Another two separate studies, both of which were conducted by the National Cancer Institute (NCI), found the following alarming information: Women who had breast implants, compared to other plastic surgery operations, were three times more likely to die from cancer of the lung or suffer with emphysema or pneumonia. They were also twice as likely to die from brain cancer.
The other study by NCI found that women with implants experienced a 21% increased cancer risk. These types were mainly brain cancers, cervical cancer, leukemia, vulvar cancer, and respiratory cancer. This often fatal lung-disease connection is from ruptured implants causing an increased incidence of lung disease.
While there has been an improvement in the quality of studies, we cannot guarantee that they are all being done accurately. More recently in 2013, Dr. Zuckerman released a statement regarding the FDA’s quiet approval (which did not have a public Advisory Committee meeting to discuss data, unlike other breast implant approvals) of a new type of silicone implant called Natrelle 410, manufactured by the company Allergen. This is part of what she wrote:
“Unfortunately, Allergan has not done a good job of doing post-market studies once their implants have been approved. And, even if they do these studies, by the time these studies are done to find out what the risks are, hundreds of thousands of women could have these inadequately studied devices in their bodies, and could have been harmed by them.” I personally had this kind- Allergen Natrelle. I’m not tearing down the FDA, but I do want to see their standards improve concerning breast Implants.
A Thought Provoking fact
Over 97% percent of women who have had their implants removed have noted health improvements and 96% who did not remove the implants noticed their symptoms getting worse. Is it really worth this risk? Nothing is worth losing your health or life for breast implants. Keep in mind, they are not life time devices and “ALL breast implants will eventually break” stated Dr. Susan Kolb of Atlanta. It is not known how many years the breast implants that are currently on the market will last. Studies of silicone breast implants suggest that most implants last seven to 12 years, but some break during the first few months or years, while others last more than 15 years.

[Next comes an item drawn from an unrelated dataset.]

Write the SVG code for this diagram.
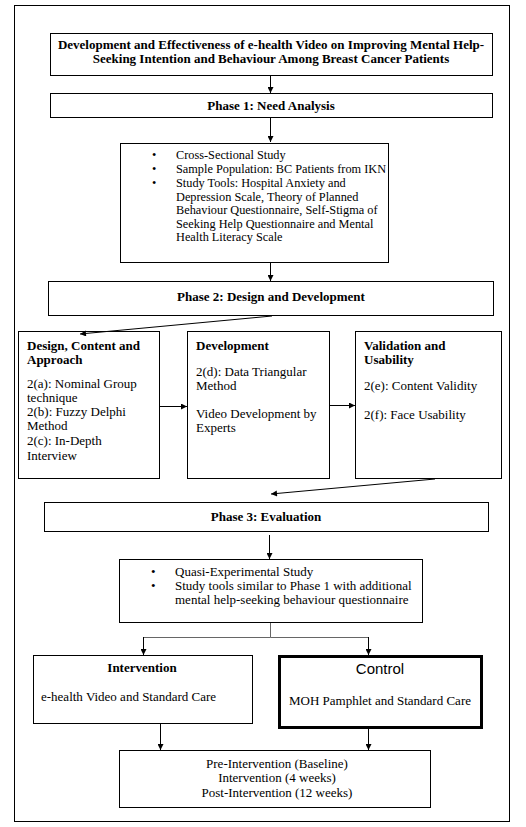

Although this outcome of breast implant Illness is the experiences of many women, it doesn’t mean this is or will be yours. As a consumer you have the right to know what possible risks and side effects could come with implants. It’s only fair. If I had known even a fraction of this information I would have never made the choice to implant, and that was not fair.
Proper Implant Removal
For those looking to have their implants removed, make sure you choose an experienced surgeon who will perform the surgery “en-block style or Full capsolectomy” which removes both the implant and the capsule. This will ensure nothing toxic is left behind.
A special thanks to Dr. Barnett of Sarasota, FL who is an amazing surgeon. To date Dr. Barnett has performed over 3,000 ex-plants and is a Harvard & MIT graduate; I highly recommend her. Dr. Barnett has stated 2/3 women are healed of the systemic symptoms after breast implant removal, this proves it is not in our head; I am 1 of those 2!